- _WORK INSTRUCTIONS_
Skip the pictures. Set down, word for word, the lines from the start of the material up to and including the line with "(0,0) rectangle (914,527);".

- _SOURCE DATA_
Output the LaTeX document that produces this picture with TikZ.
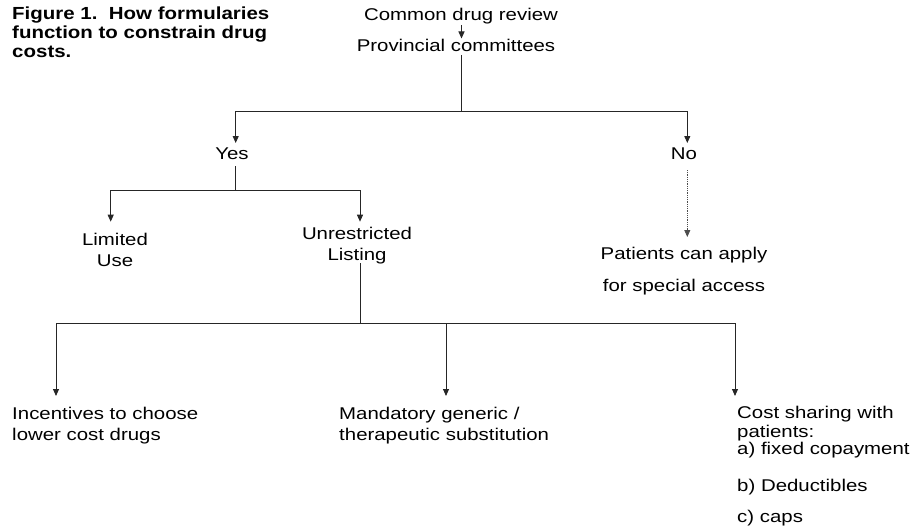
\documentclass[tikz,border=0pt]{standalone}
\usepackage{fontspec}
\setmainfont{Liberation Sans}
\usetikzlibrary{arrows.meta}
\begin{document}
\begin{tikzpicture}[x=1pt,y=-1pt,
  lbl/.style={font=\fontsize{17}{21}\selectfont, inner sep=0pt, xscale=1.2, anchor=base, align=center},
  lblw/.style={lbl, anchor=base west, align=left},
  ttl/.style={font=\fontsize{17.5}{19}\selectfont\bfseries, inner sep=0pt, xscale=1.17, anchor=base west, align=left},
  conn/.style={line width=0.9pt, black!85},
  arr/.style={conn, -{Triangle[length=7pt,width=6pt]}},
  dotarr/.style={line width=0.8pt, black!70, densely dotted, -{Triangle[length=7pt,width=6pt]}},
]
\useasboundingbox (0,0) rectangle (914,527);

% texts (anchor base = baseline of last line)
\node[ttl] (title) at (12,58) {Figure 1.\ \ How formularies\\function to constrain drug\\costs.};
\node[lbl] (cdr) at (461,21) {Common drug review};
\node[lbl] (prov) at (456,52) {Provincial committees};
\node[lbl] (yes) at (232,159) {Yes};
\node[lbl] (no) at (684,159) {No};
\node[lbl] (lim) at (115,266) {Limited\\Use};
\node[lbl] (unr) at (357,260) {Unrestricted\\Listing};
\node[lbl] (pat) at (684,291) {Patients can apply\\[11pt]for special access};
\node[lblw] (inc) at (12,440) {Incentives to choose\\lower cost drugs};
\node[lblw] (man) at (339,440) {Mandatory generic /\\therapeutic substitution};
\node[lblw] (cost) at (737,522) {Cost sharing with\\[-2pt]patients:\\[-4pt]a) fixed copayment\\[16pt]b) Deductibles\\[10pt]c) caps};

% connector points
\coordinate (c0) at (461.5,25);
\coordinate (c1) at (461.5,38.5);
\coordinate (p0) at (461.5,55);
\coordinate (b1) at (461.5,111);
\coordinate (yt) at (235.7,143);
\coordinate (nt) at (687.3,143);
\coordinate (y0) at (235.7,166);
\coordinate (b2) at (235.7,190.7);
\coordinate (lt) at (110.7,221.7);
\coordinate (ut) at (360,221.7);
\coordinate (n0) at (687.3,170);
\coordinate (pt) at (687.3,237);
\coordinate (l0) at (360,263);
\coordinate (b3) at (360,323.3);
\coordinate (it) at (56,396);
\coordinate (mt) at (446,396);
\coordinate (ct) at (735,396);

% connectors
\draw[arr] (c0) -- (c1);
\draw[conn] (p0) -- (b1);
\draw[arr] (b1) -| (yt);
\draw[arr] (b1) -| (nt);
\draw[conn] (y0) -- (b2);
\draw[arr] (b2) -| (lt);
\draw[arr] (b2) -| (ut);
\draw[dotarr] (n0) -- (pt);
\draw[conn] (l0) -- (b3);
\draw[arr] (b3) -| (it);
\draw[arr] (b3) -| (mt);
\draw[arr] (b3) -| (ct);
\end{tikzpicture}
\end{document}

- _SOLUTION TO THIS EXERCISE_
Output the LaTeX document that produces this picture with TikZ.
\documentclass[tikz,border=0pt]{standalone}
\usepackage{fontspec}
\setmainfont{Liberation Sans}
\usetikzlibrary{arrows.meta}
\begin{document}
\begin{tikzpicture}[x=1pt,y=-1pt,
  lbl/.style={font=\fontsize{17}{21}\selectfont, inner sep=0pt, xscale=1.2, anchor=base, align=center},
  lblw/.style={lbl, anchor=base west, align=left},
  ttl/.style={font=\fontsize{17.5}{19}\selectfont\bfseries, inner sep=0pt, xscale=1.17, anchor=base west, align=left},
  conn/.style={line width=0.9pt, black!85},
  arr/.style={conn, -{Triangle[length=7pt,width=6pt]}},
  dotarr/.style={line width=0.8pt, black!70, densely dotted, -{Triangle[length=7pt,width=6pt]}},
]
\useasboundingbox (0,0) rectangle (914,527);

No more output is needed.